You may already know the solution to this problem, or you may have no idea. However, the focus of this article is not just explaining this problem. The answer itself is not what matters most — what matters is being able to analyze the underlying principles and apply them to other problems. This article will analyze how the solution derives from basic operations, and demonstrate the power of basic operations.

This article will cover:

• Multiple solutions to the example problem
• Various applications of the reverse operation
• What constitutes a basic operation
• Related problems and references

Solutions to the Rotate Array Problem

Below we’ll present three different solutions to the rotate array problem.

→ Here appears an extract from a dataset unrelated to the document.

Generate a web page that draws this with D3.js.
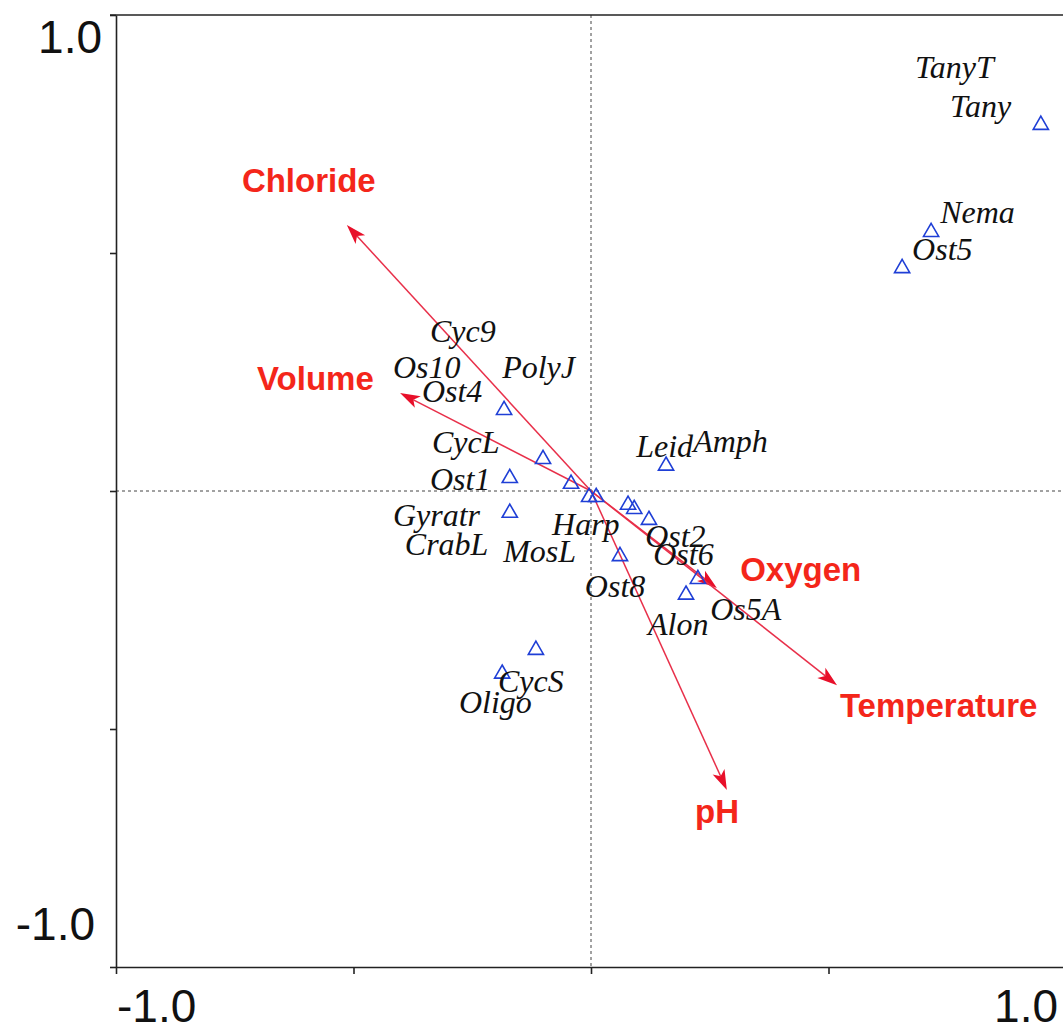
<!DOCTYPE html>
<html>
<head>
<meta charset="utf-8">
<title>CCA biplot</title>
<script src="https://cdn.jsdelivr.net/npm/d3@7"></script>
<style>
  body { margin: 0; background: #fff; }
  .species {
    font-family: "Liberation Serif", "Times New Roman", serif;
    font-style: italic;
    font-size: 32px;
    fill: #111;
  }
  .env {
    font-family: "Liberation Sans", Arial, sans-serif;
    font-weight: bold;
    font-size: 33px;
    fill: #f4261a;
  }
  .ticklabel {
    font-family: "Liberation Sans", Arial, sans-serif;
    font-size: 46px;
    fill: #111;
  }
</style>
</head>
<body>
<script>

  // sample / species scores (triangles), axis 1 and axis 2
  var pointX = [0.947, 0.716, 0.655, -0.183, -0.101, -0.171, -0.042, -0.004, 0.011,
                0.078, 0.091, -0.171, 0.122, 0.061, 0.158, 0.225, 0.200, -0.116, -0.187];
  var pointY = [0.769, 0.544, 0.468, 0.170, 0.067, 0.027, 0.015, -0.013, -0.013,
                -0.029, -0.038, -0.046, -0.061, -0.137, 0.053, -0.185, -0.218, -0.334, -0.384];

  // species labels and where they sit (axis units, start of text / baseline)
  var speciesNames = ["TanyT", "Tany", "Nema", "Ost5", "Cyc9", "Os10", "PolyJ", "Ost4",
                      "CycL", "Ost1", "Leid", "Amph", "Gyratr", "CrabL", "Harp", "MosL",
                      "Ost2", "Ost6", "Ost8", "Alon", "Os5A", "CycS", "Oligo"];
  var labelX = [0.682, 0.756, 0.735, 0.676, -0.339, -0.417, -0.187, -0.356,
                -0.335, -0.339, 0.095, 0.215, -0.417, -0.392, -0.082, -0.185,
                0.114, 0.131, -0.013, 0.120, 0.251, -0.196, -0.278];
  var labelY = [0.868, 0.786, 0.563, 0.485, 0.313, 0.237, 0.237, 0.187,
                0.080, 0.002, 0.071, 0.082, -0.074, -0.134, -0.092, -0.149,
                -0.118, -0.155, -0.223, -0.303, -0.271, -0.422, -0.466];

  // environmental variables (arrow tips) and their labels
  var envNames = ["Chloride", "Volume", "Oxygen", "Temperature", "pH"];
  var envX = [-0.514, -0.402, 0.265, 0.518, 0.286];
  var envY = [0.559, 0.206, -0.204, -0.408, -0.628];
  var envLabelX = [-0.735, -0.703, 0.314, 0.524, 0.219];
  var envLabelY = [0.628, 0.212, -0.189, -0.475, -0.697];

  var ticks = [-1, -0.5, 0, 0.5, 1];
  var tickLabels = ["-1.0", "", "", "", "1.0"];

  var width = 1063,
    height = 1032;

  var x = d3.scaleLinear().domain([-1, 1]).range([116, 1066]);
  var y = d3.scaleLinear().domain([-1, 1]).range([967, 15]);

  var svg = d3.select("body").append("svg")
    .attr("width", width)
    .attr("height", height);

  // zero lines
  svg.append("line")
    .attr("x1", x(0)).attr("x2", x(0))
    .attr("y1", y(1)).attr("y2", y(-1))
    .attr("stroke", "#444").attr("stroke-width", 1)
    .attr("stroke-dasharray", "3,3");
  svg.append("line")
    .attr("x1", x(-1)).attr("x2", x(1))
    .attr("y1", y(0)).attr("y2", y(0))
    .attr("stroke", "#444").attr("stroke-width", 1)
    .attr("stroke-dasharray", "3,3");

  // axes
  svg.append("g")
    .attr("transform", `translate(${x(-1)},0)`)
    .call(d3.axisLeft(y).tickValues(ticks).tickSize(6).tickSizeOuter(0).tickFormat(""));
  svg.append("g")
    .attr("transform", `translate(0,${y(-1)})`)
    .call(d3.axisBottom(x).tickValues(ticks).tickSize(7).tickSizeOuter(0).tickFormat(""));
  svg.selectAll(".domain, .tick line").attr("stroke", "#222").attr("stroke-width", 1.6);

  // top and right frame
  svg.append("line")
    .attr("x1", x(-1) - 6).attr("x2", x(1))
    .attr("y1", y(1)).attr("y2", y(1))
    .attr("stroke", "#222").attr("stroke-width", 1.6);
  svg.append("line")
    .attr("x1", x(1)).attr("x2", x(1))
    .attr("y1", y(1)).attr("y2", y(-1))
    .attr("stroke", "#222").attr("stroke-width", 1.6);

  // tick labels (only the ends, as in CANOCO plots)
  svg.append("text").attr("class", "ticklabel")
    .attr("x", x(-1) - 14).attr("y", y(1) + 38)
    .attr("text-anchor", "end").text(tickLabels[4]);
  svg.append("text").attr("class", "ticklabel")
    .attr("x", x(-1) - 21).attr("y", y(-1) - 27)
    .attr("text-anchor", "end").text(tickLabels[0]);
  svg.append("text").attr("class", "ticklabel")
    .attr("x", x(-1) + 1).attr("y", y(-1) + 55)
    .attr("text-anchor", "start").text(tickLabels[0]);
  svg.append("text").attr("class", "ticklabel")
    .attr("x", x(1) - 8).attr("y", y(-1) + 55)
    .attr("text-anchor", "end").text(tickLabels[4]);

  // environmental arrows
  var env = envNames.map((n, i) => ({ name: n, x: envX[i], y: envY[i], lx: envLabelX[i], ly: envLabelY[i] }));
  var headLen = 20, headW = 6.5;

  var arrows = svg.append("g");
  env.forEach(function(d) {
    var x0 = x(0), y0 = y(0), x1 = x(d.x), y1 = y(d.y);
    var len = Math.hypot(x1 - x0, y1 - y0);
    var ux = (x1 - x0) / len, uy = (y1 - y0) / len;
    var bx = x1 - ux * headLen, by = y1 - uy * headLen;
    arrows.append("line")
      .attr("x1", x0).attr("y1", y0)
      .attr("x2", bx + ux * 5).attr("y2", by + uy * 5)
      .attr("stroke", "#e8304a").attr("stroke-width", 1.5);
    arrows.append("polygon")
      .attr("points", [
        [x1, y1],
        [bx - uy * headW, by + ux * headW],
        [bx + ux * 5, by + uy * 5],
        [bx + uy * headW, by - ux * headW]
      ].map(p => p.join(",")).join(" "))
      .attr("fill", "#e8102a");
  });

  svg.append("g")
    .selectAll("text")
    .data(env)
    .enter().append("text")
    .attr("class", "env")
    .attr("x", d => x(d.lx))
    .attr("y", d => y(d.ly))
    .text(d => d.name);

  // triangles
  var tri = d3.symbol().type(d3.symbolTriangle).size(100);
  svg.append("g")
    .selectAll("path")
    .data(pointX.map((v, i) => [v, pointY[i]]))
    .enter().append("path")
    .attr("d", tri)
    .attr("transform", d => `translate(${x(d[0])},${y(d[1])})`)
    .attr("fill", "none")
    .attr("stroke", "#1f3fd6")
    .attr("stroke-width", 1.6);

  // species labels
  svg.append("g")
    .selectAll("text")
    .data(speciesNames)
    .enter().append("text")
    .attr("class", "species")
    .attr("x", (d, i) => x(labelX[i]))
    .attr("y", (d, i) => y(labelY[i]))
    .text(d => d);

</script>
</body>
</html>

Solution 1: Using Extra Space

This is the most straightforward solution. We can use an auxiliary array to store the last k elements of the original array, then shift the remaining elements. The process of moving elements is shown below.

This solution has $O(n)$ time complexity and $O(k)$ space complexity. Obviously, it uses extra space and can be further optimized.

Solution 2: Cyclic Replacement

Some people’s first instinct is this approach. We can easily determine the final position each element should be in, so we can place them one by one into their correct positions. Taking $n=7$, $k=2$ as an example, the order of movement is: 1 ➝ 3 ➝ 5 ➝ 7 ➝ 2 ➝ 4 ➝ 6 ➝ 1. As shown in the figure below, all the arrows form a cycle.

Our replacement method works like this: first save element 1 in a temporary variable, place 6 into position 1, then place 4 into position 6… and so on, finally placing 1 into position 3.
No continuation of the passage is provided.